The work happened in the past. The value arrived today. The question is what happens next. Do you leave that value inside a currency designed for constant expansion, or do you move some of it into money with a final supply?
That question changes everything about personal finance. It brings saving back to its original meaning, storing yesterday's labor in a form that can meet tomorrow with strength.
Every paycheck is a claim on your time. The state can create more currency units, but it cannot recreate your hours.
That is why Bitcoin hits hard once it clicks. It turns income from a temporary balance into a long-term decision. It gives the worker a way to keep score in something harder than policy promises.
THE UNIT MATTERS
A raise can still leave you behind when the measuring stick keeps changing.
This is the part the fiat world works hard to hide. People are told to ask whether they earned more dollars this year. Bitcoiners ask whether those dollars command more real life. More food. More shelter. More energy. More freedom.
When the unit melts, the headline number becomes theater.
Bitcoin gives savers a fixed reference point. Twenty-one million is more than a supply cap. It is a moral line in the sand. Nobody gets to dilute your share because a committee wants another lever.

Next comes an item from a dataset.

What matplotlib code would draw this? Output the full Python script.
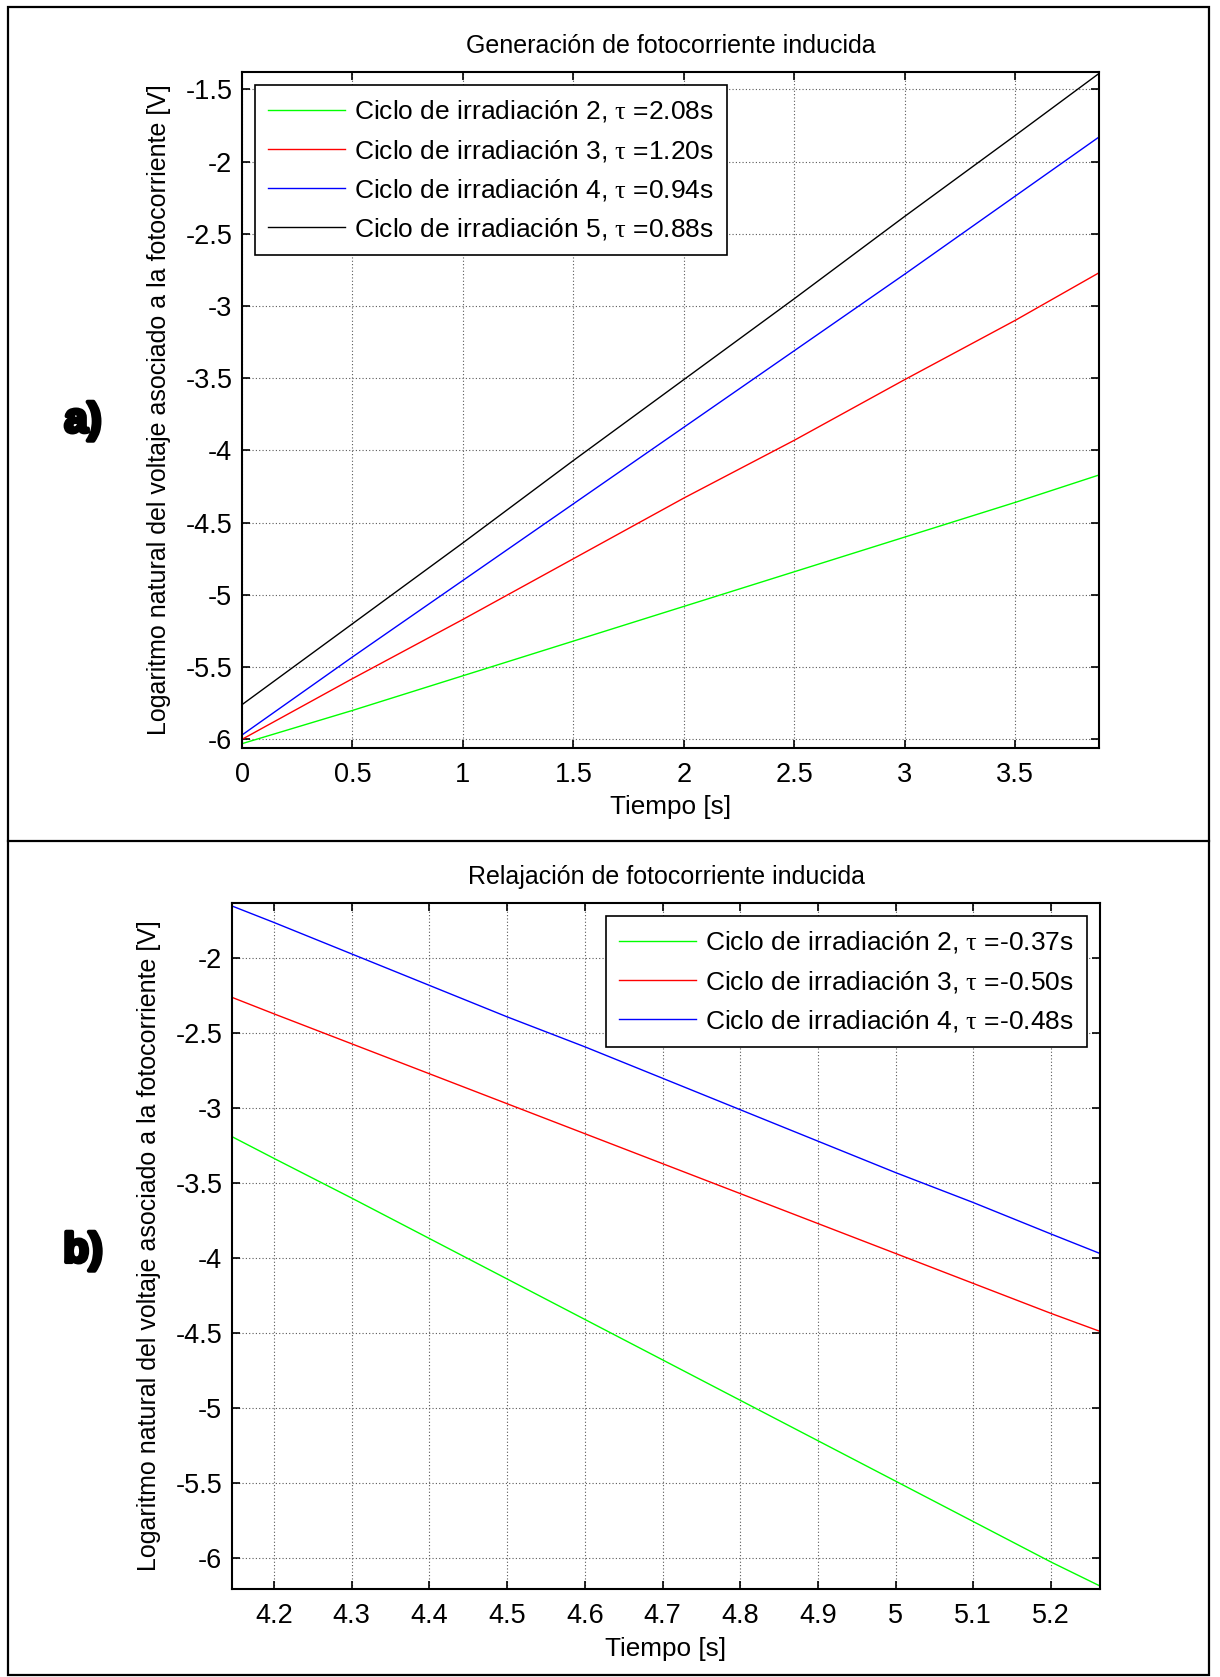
import matplotlib
matplotlib.use("Agg")
import matplotlib.pyplot as plt
from matplotlib.ticker import FormatStrFormatter
from matplotlib.patches import Rectangle
from matplotlib.lines import Line2D
import matplotlib.patheffects as pe

plt.rcParams['font.family'] = ['Liberation Sans', 'DejaVu Sans']
plt.rcParams['axes.unicode_minus'] = False
plt.rcParams['mathtext.fontset'] = 'custom'
plt.rcParams['mathtext.rm'] = 'Liberation Serif'
plt.rcParams['mathtext.it'] = 'Liberation Serif'

# ---------------- data: panel a (generation) ----------------
t_gen = [0, 0.5, 1.0, 1.5, 2.0, 2.5, 3.0, 3.5, 3.88]
gen_c2 = [-6.03, -5.80, -5.56, -5.32, -5.08, -4.84, -4.60, -4.36, -4.17]
gen_c3 = [-6.00, -5.58, -5.17, -4.75, -4.33, -3.93, -3.51, -3.10, -2.77]
gen_c4 = [-5.97, -5.43, -4.90, -4.37, -3.84, -3.31, -2.78, -2.24, -1.83]
gen_c5 = [-5.76, -5.20, -4.64, -4.07, -3.51, -2.95, -2.38, -1.82, -1.39]
gen_labels = [r'Ciclo de irradiación 2, $\tau$ =2.08s',
              r'Ciclo de irradiación 3, $\tau$ =1.20s',
              r'Ciclo de irradiación 4, $\tau$ =0.94s',
              r'Ciclo de irradiación 5, $\tau$ =0.88s']

# ---------------- data: panel b (relaxation) ----------------
t_rel = [4.146, 4.2, 4.3, 4.4, 4.5, 4.6, 4.7, 4.8, 4.9, 5.0, 5.1, 5.2, 5.263]
rel_c2 = [-3.19, -3.335, -3.60, -3.87, -4.14, -4.41, -4.68, -4.95, -5.22, -5.49, -5.76, -6.03, -6.19]
rel_c3 = [-2.26, -2.37, -2.57, -2.77, -2.97, -3.17, -3.37, -3.57, -3.77, -3.97, -4.17, -4.37, -4.49]
rel_c4 = [-1.65, -1.76, -1.97, -2.18, -2.39, -2.59, -2.80, -3.01, -3.22, -3.43, -3.63, -3.84, -3.97]
rel_labels = [r'Ciclo de irradiación 2, $\tau$ =-0.37s',
              r'Ciclo de irradiación 3, $\tau$ =-0.50s',
              r'Ciclo de irradiación 4, $\tau$ =-0.48s']

xticks_a = [0, 0.5, 1, 1.5, 2, 2.5, 3, 3.5]
yticks_a = [-6, -5.5, -5, -4.5, -4, -3.5, -3, -2.5, -2, -1.5]
xticks_b = [4.2, 4.3, 4.4, 4.5, 4.6, 4.7, 4.8, 4.9, 5.0, 5.1, 5.2]
yticks_b = [-6, -5.5, -5, -4.5, -4, -3.5, -3, -2.5, -2]

colors = ['#00ff00', '#ff0000', '#0000ff', '#000000']
ylabel = 'Logaritmo natural del voltaje asociado a la fotocorriente [V]'

W, H = 1220, 1677
fig = plt.figure(figsize=(W / 100, H / 100), dpi=100)

def px(l, t, r, b):
    return [l / W, 1 - b / H, (r - l) / W, (b - t) / H]

ax_a = fig.add_axes(px(242, 72, 1099, 748))
ax_b = fig.add_axes(px(232, 903, 1100, 1589))

def style(ax, xticks, yticks):
    ax.set_xticks(xticks)
    ax.set_yticks(yticks)
    ax.xaxis.set_major_formatter(FormatStrFormatter('%g'))
    ax.yaxis.set_major_formatter(FormatStrFormatter('%g'))
    ax.tick_params(direction='in', length=6, width=1.2, top=True, right=True,
                   labelsize=19.5)
    ax.tick_params(axis='x', pad=10)
    ax.tick_params(axis='y', pad=7)
    ax.grid(True, color='0.35', linestyle=(0, (1, 2)), linewidth=0.8)
    for s in ax.spines.values():
        s.set_linewidth(1.5)

def legend(ax, loc):
    leg = ax.legend(loc=loc, fontsize=19, frameon=True, fancybox=False,
                    edgecolor='black', handlelength=2.9, borderaxespad=0.5,
                    labelspacing=0.5, handletextpad=0.35, borderpad=0.5)
    leg.get_frame().set_linewidth(1.2)
    leg.get_frame().set_alpha(1)

for y, c, lab in zip([gen_c2, gen_c3, gen_c4, gen_c5], colors, gen_labels):
    ax_a.plot(t_gen, y, color=c, lw=1.0, label=lab)
ax_a.set_xlim(0, 3.88)
ax_a.set_ylim(-6.06, -1.38)
style(ax_a, xticks_a, yticks_a)
ax_a.set_title('Generación de fotocorriente inducida', fontsize=18, pad=14)
ax_a.set_xlabel('Tiempo [s]', fontsize=18.8)
ax_a.set_ylabel(ylabel, fontsize=18)
ax_a.xaxis.set_label_coords(0.5, -0.069)
ax_a.yaxis.set_label_coords(-0.083, 0.5)
legend(ax_a, 'upper left')

for y, c, lab in zip([rel_c2, rel_c3, rel_c4], colors, rel_labels):
    ax_b.plot(t_rel, y, color=c, lw=1.0, label=lab)
ax_b.set_xlim(4.146, 5.263)
ax_b.set_ylim(-6.21, -1.63)
style(ax_b, xticks_b, yticks_b)
ax_b.set_title('Relajación de fotocorriente inducida', fontsize=18, pad=14)
ax_b.set_xlabel('Tiempo [s]', fontsize=18.8)
ax_b.set_ylabel(ylabel, fontsize=18)
ax_b.xaxis.set_label_coords(0.5, -0.070)
ax_b.yaxis.set_label_coords(-0.082, 0.5)
legend(ax_b, 'upper right')

# outer frame and divider
fig.add_artist(Rectangle((8 / W, 1 - 1675 / H), (1209 - 8) / W, (1675 - 7) / H,
                         transform=fig.transFigure, fill=False, edgecolor='black', lw=1.6))
fig.add_artist(Line2D([8 / W, 1209 / W], [1 - 841 / H, 1 - 841 / H],
                      transform=fig.transFigure, color='black', lw=1.6))

# panel labels
for txt, ypx in [('a)', 421), ('b)', 1251)]:
    fig.text(83 / W, 1 - ypx / H, txt, fontsize=30, fontweight='bold',
             ha='center', va='center',
             path_effects=[pe.withStroke(linewidth=3, foreground='black')])

fig.savefig('out.png', dpi=100)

This is why stacking sats feels different from saving cash. Cash saving asks you to trust the issuer. Bitcoin saving asks you to verify the rules. The difference shows up in your nervous system.
WORK DESERVES HARD MONEY
Labor is sacred because time matters.
A person trades hours, focus, skill, risk, and energy for money. That trade deserves a settlement asset that respects the weight of what was given up. Hard money gives work somewhere dignified to land.
This is why Bitcoin is so personal. It touches the person clocking in early, the founder skipping salary, the parent taking extra shifts, the freelancer chasing invoices, and the young saver building a future.

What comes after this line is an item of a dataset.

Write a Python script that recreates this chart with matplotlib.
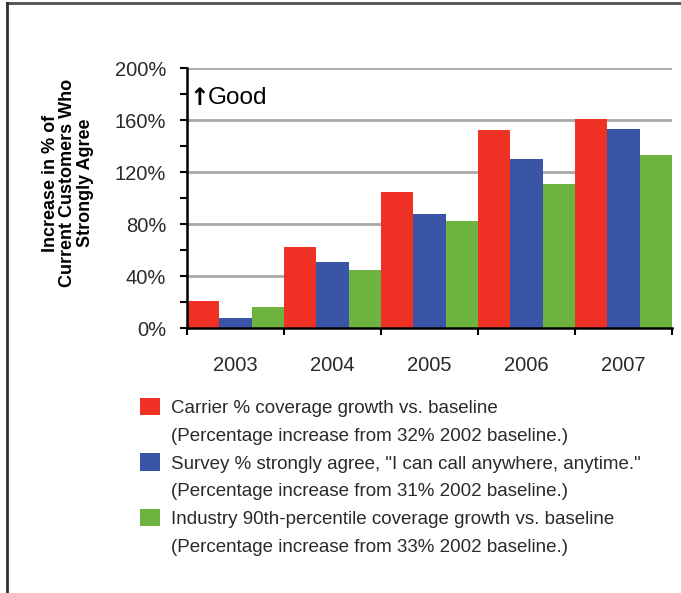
import matplotlib
matplotlib.use("Agg")
import matplotlib.pyplot as plt
import numpy as np
from matplotlib.patches import Patch
from matplotlib.lines import Line2D
from matplotlib.ticker import MultipleLocator, FixedLocator

years = ["2003", "2004", "2005", "2006", "2007"]
carrier = [21, 62, 105, 152, 161]
survey = [8, 51, 88, 130, 153]
industry = [16, 45, 82, 111, 133]
series_names = [
    "Carrier % coverage growth vs. baseline",
    "Survey % strongly agree, \"I can call anywhere, anytime.\"",
    "Industry 90th-percentile coverage growth vs. baseline",
]
series_notes = [
    "(Percentage increase from 32% 2002 baseline.)",
    "(Percentage increase from 31% 2002 baseline.)",
    "(Percentage increase from 33% 2002 baseline.)",
]
y_ticks = [0, 40, 80, 120, 160, 200]
y_ticklabels = ["0%", "40%", "80%", "120%", "160%", "200%"]

colors = ["#ee3124", "#3a55a6", "#6db33f"]
FONT = ["Liberation Sans", "DejaVu Sans"]
plt.rcParams["font.family"] = FONT

W, H = 681, 593
fig = plt.figure(figsize=(W / 100, H / 100), dpi=100)
fig.patch.set_facecolor("white")

ax = fig.add_axes([187 / W, 1 - 328 / H, (672 - 187) / W, (328 - 68) / H])
x = np.arange(len(years))
bw = 1 / 3
for i, (vals, c) in enumerate(zip([carrier, survey, industry], colors)):
    ax.bar(x + (i - 1) * bw, vals, width=bw, color=c, zorder=2, linewidth=0)

ax.set_xlim(-0.5, len(years) - 0.5)
ax.set_ylim(0, 200)
ax.set_yticks(y_ticks)
ax.set_yticklabels(y_ticklabels, fontsize=14.5, color="#2a2a2a")
ax.yaxis.set_minor_locator(MultipleLocator(20))
ax.set_xticks(x)
ax.set_xticklabels(years, fontsize=14.5, color="#2a2a2a")
ax.xaxis.set_minor_locator(FixedLocator(np.arange(-0.5, len(years), 1.0)))
ax.tick_params(axis="x", which="major", length=0, pad=20)
ax.tick_params(axis="x", which="minor", length=5, width=1.5, direction="out", color="black")
ax.tick_params(axis="y", which="both", length=5, width=1.5, direction="out", color="black", pad=10)

for y in y_ticks[1:]:
    ax.axhline(y, color="#a8a8a8", linewidth=2, zorder=1)

for s in ["top", "right"]:
    ax.spines[s].set_visible(False)
ax.spines["left"].set_linewidth(1.8)
ax.spines["bottom"].set_linewidth(1.8)
ax.spines["left"].set_zorder(3)
ax.spines["bottom"].set_zorder(3)

ax.text(0.005, 0.885, "\u2191", transform=ax.transAxes, fontsize=17,
        ha="left", va="center", color="black", fontweight="bold",
        family=["DejaVu Sans"])
ax.text(0.042, 0.885, "Good", transform=ax.transAxes, fontsize=17.5,
        ha="left", va="center", color="black", family=FONT)

fig.text(68 / W, 1 - 183 / H, "Increase in % of\nCurrent Customers Who\nStrongly Agree",
         rotation=90, ha="center", va="center", multialignment="center",
         fontsize=13, fontweight="bold", linespacing=1.0, color="black", family=FONT)

handles, labels = [], []
for c, name, note in zip(colors, series_names, series_notes):
    handles.append(Patch(facecolor=c, edgecolor="none"))
    labels.append(name)
    handles.append(Patch(facecolor="none", edgecolor="none"))
    labels.append(note)
leg = fig.legend(handles, labels, loc="upper left",
                 bbox_to_anchor=(140 / W, 1 - 398 / H),
                 frameon=False, fontsize=13.5, handlelength=1.05, handleheight=1.05,
                 handletextpad=0.6, labelspacing=0.46, borderpad=0, borderaxespad=0)
for t in leg.get_texts():
    t.set_color("#2a2a2a")

# partial frame (top and left)
fig.add_artist(Line2D([7 / W, 1], [1 - 3 / H, 1 - 3 / H], transform=fig.transFigure,
                      color="#505050", linewidth=2))
fig.add_artist(Line2D([7 / W, 7 / W], [0, 1 - 3 / H], transform=fig.transFigure,
                      color="#303030", linewidth=2))

fig.savefig("out.png", dpi=100)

Bitcoin says your effort can be carried forward.
That is a radical idea in a culture built around consumption, debt, and planned monetary decay. Fiat culture pushes speed. Spend faster. Borrow sooner. Chase yield. Bitcoin culture slows the room down. Earn honestly. Save deliberately. Hold your keys. Think in decades.
Low time preference becomes practical when the money supports it.

SATOSHIS ARE STORED HOURS
A sat is more than a tiny fraction of a coin. It is a container for human time.

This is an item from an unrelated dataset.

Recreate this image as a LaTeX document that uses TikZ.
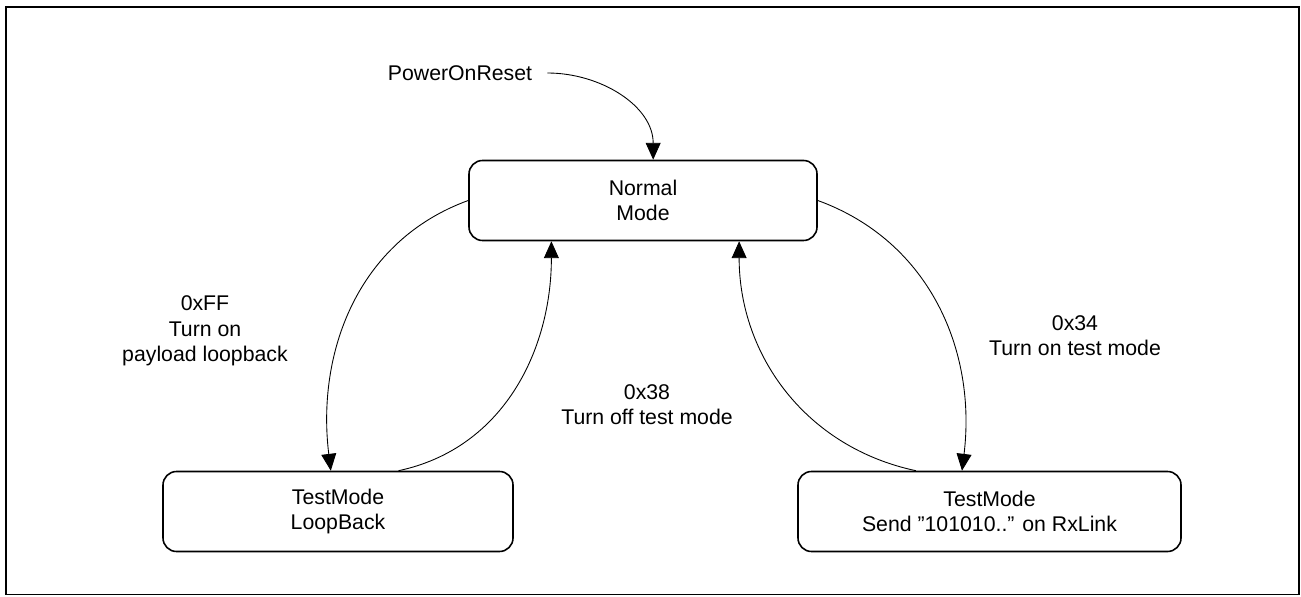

Once you see sats that way, the whole game changes. The daily coffee math changes. The raise changes. Extra money stops being loose fuel for impulse and starts becoming stored optionality.
That optionality is freedom in its quietest form.
It is the ability to wait. The ability to refuse bad terms. The ability to move. The ability to help family. The ability to build without begging permission from a bank.
Bitcoiners stack because they understand the trade. Every sat represents a decision to preserve energy instead of leak it back into the fiat machine. Every withdrawal to self-custody declares that earned value belongs with the earner.
Nobody needs to be rich to understand this. Workers understand it faster than anyone. When you know what it took to earn the money, you feel the insult of watching it melt.
THE QUIET REVOLUTION IS AUTOMATIC
The strongest Bitcoin habit is boring on purpose.
Get paid. Pay obligations. Stack sats. Withdraw. Repeat.
A steady conversion of melting units into scarce money. Over time, that routine rewires a life. It turns anxiety into a system. It turns the paycheck from a treadmill into a bridge.
That is the quiet revolution happening inside ordinary accounts. People are taking the money they earn in the old system and moving it, piece by piece, into the new one. They are voting with direct deposits, hardware wallets, nodes, and patience.
The fiat world still thinks in pay periods. Bitcoiners think in epochs.